When Wicked Wisdom released their debut album, My Story, in 2004 then embarked straight on the Britney tour, their music was less metal than soul, hip-hop and rock ’n’ roll. It was playing live shows that organically ramped up the band’s sonic aggression, with Jada later commenting, “It just started getting heavier and heavier, and that’s when it clicked for us.”
The next year, Wicked Wisdom’s metal credentials were seriously amplified by the band getting on the radar of Sharon Osbourne. As Will Smith recalled in his autobiography Will, the reality TV star, manager and wife of Ozzy Osbourne caught the band live and decided to add them to the 2005 Ozzfest lineup.

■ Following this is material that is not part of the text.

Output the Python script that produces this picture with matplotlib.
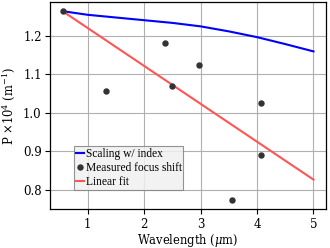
import numpy as np
import matplotlib.pyplot as plt

# measured focus shift points
meas_x = [0.553, 1.324, 2.37, 2.50, 2.97, 4.07, 4.07, 3.56]
meas_y = [1.2635, 1.0565, 1.181, 1.0696, 1.1235, 1.0243, 0.891, 0.774]

# scaling with refractive index
scale_x = [0.553, 1.0, 1.5, 2.0, 2.5, 3.0, 3.5, 4.0, 4.5, 5.0]
scale_y = [1.2635, 1.254, 1.247, 1.240, 1.233, 1.224, 1.211, 1.196, 1.178, 1.159]

# linear fit endpoints
fit_x = [0.553, 5.0]
fit_y = [1.2635, 0.826]

plt.rcParams['font.family'] = 'DejaVu Serif'
plt.rcParams['mathtext.fontset'] = 'dejavuserif'

fig = plt.figure(figsize=(3.3, 2.48), dpi=100)
ax = fig.add_axes([0.1515, 0.157, 0.8365, 0.836])

ax.plot(scale_x, scale_y, color='#0000ff', lw=1.5, label='Scaling w/ index', zorder=3)
ax.plot(meas_x, meas_y, 'o', color='#333333', ms=3.6, label='Measured focus shift', zorder=4)
ax.plot(fit_x, fit_y, color='#ff5555', lw=1.5, label='Linear fit', zorder=3)

ax.grid(True, color='#b0b0b0', lw=0.8)
ax.set_axisbelow(True)
ax.set_xticks([1, 2, 3, 4, 5])
ax.set_yticks([0.8, 0.9, 1.0, 1.1, 1.2])
ax.tick_params(labelsize=8.5, length=3.5, width=0.8)
ax.tick_params(axis='x', pad=3)
ax.tick_params(axis='y', pad=2.5)
for s in ax.spines.values():
    s.set_linewidth(0.9)

ax.set_xlabel(r'Wavelength ($\mu$m)', fontsize=8.3, labelpad=0.8)
ax.set_ylabel(r'P $\times 10^4$ (m$^{-1}$)', fontsize=8.3, labelpad=4)

leg = ax.legend(loc='lower left', bbox_to_anchor=(0.087, 0.092),
                prop={'family': 'Liberation Serif', 'size': 8.3},
                handlelength=0.7, handletextpad=0.15, labelspacing=0.2,
                borderpad=0.15, borderaxespad=0, fancybox=False,
                edgecolor='#808080', facecolor='#f0f0f0', framealpha=0.85)
leg.get_frame().set_linewidth(0.8)

fig.savefig('out.png', dpi=100)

“Ozzfest is the least African American event outside of that broom-and-big-ass-hockey-puck thing they do at the Olympics,” Will wrote in his book (via Metal Hammer). “‘Babe, are you sure you don’t wanna do some R and B?’ I asked softly, but I meant it hard. ‘[Metal] is the music I feel,’ Jada responded softly, but she meant it hard. So we packed up our children and headed down the black brick road to the land of Ozz.”
The 2005 Ozzfest run also brought Wicked Wisdom across the pond, as that year’s Download was billed as a clash of the titans that united the two rock festival monoliths. The band capitalised on the attention they’d amassed on those stages in February 2006, when they released their self-titled album. Reviews were moderately positive: Blabbermouth wrote, “Pinkett Smith does a convincing job with the aggressive vocals and her clean singing may not be stellar, but it is heartfelt and competent.” And, today, that album is the last remnant of Wicked Wisdom’s existence, as it’s their only music on Spotify.
After a supporting tour with Sevendust, Wicked Wisdom vanished. It’s been reported since that the reasoning was Jada wanting to spend more time with her family. However – with her being a successful actor and producer, and Wicked Wisdom then being two albums deep and not even touching the US Billboard 200 – commercial concerns were likely a pretty strong factor as well.
Today, Wicked Wisdom persist only in the minds of a persistent few, with their biggest song Bleed All Over Me not even having 500,000 Spotify streams. Jada’s daughter Willow Smith performed that track live with the instrumentalists of the band in 2021, giving them one last gasp of relevance, but don’t be surprised if that’s the last we ever hear of this short-lived nu metal experiment.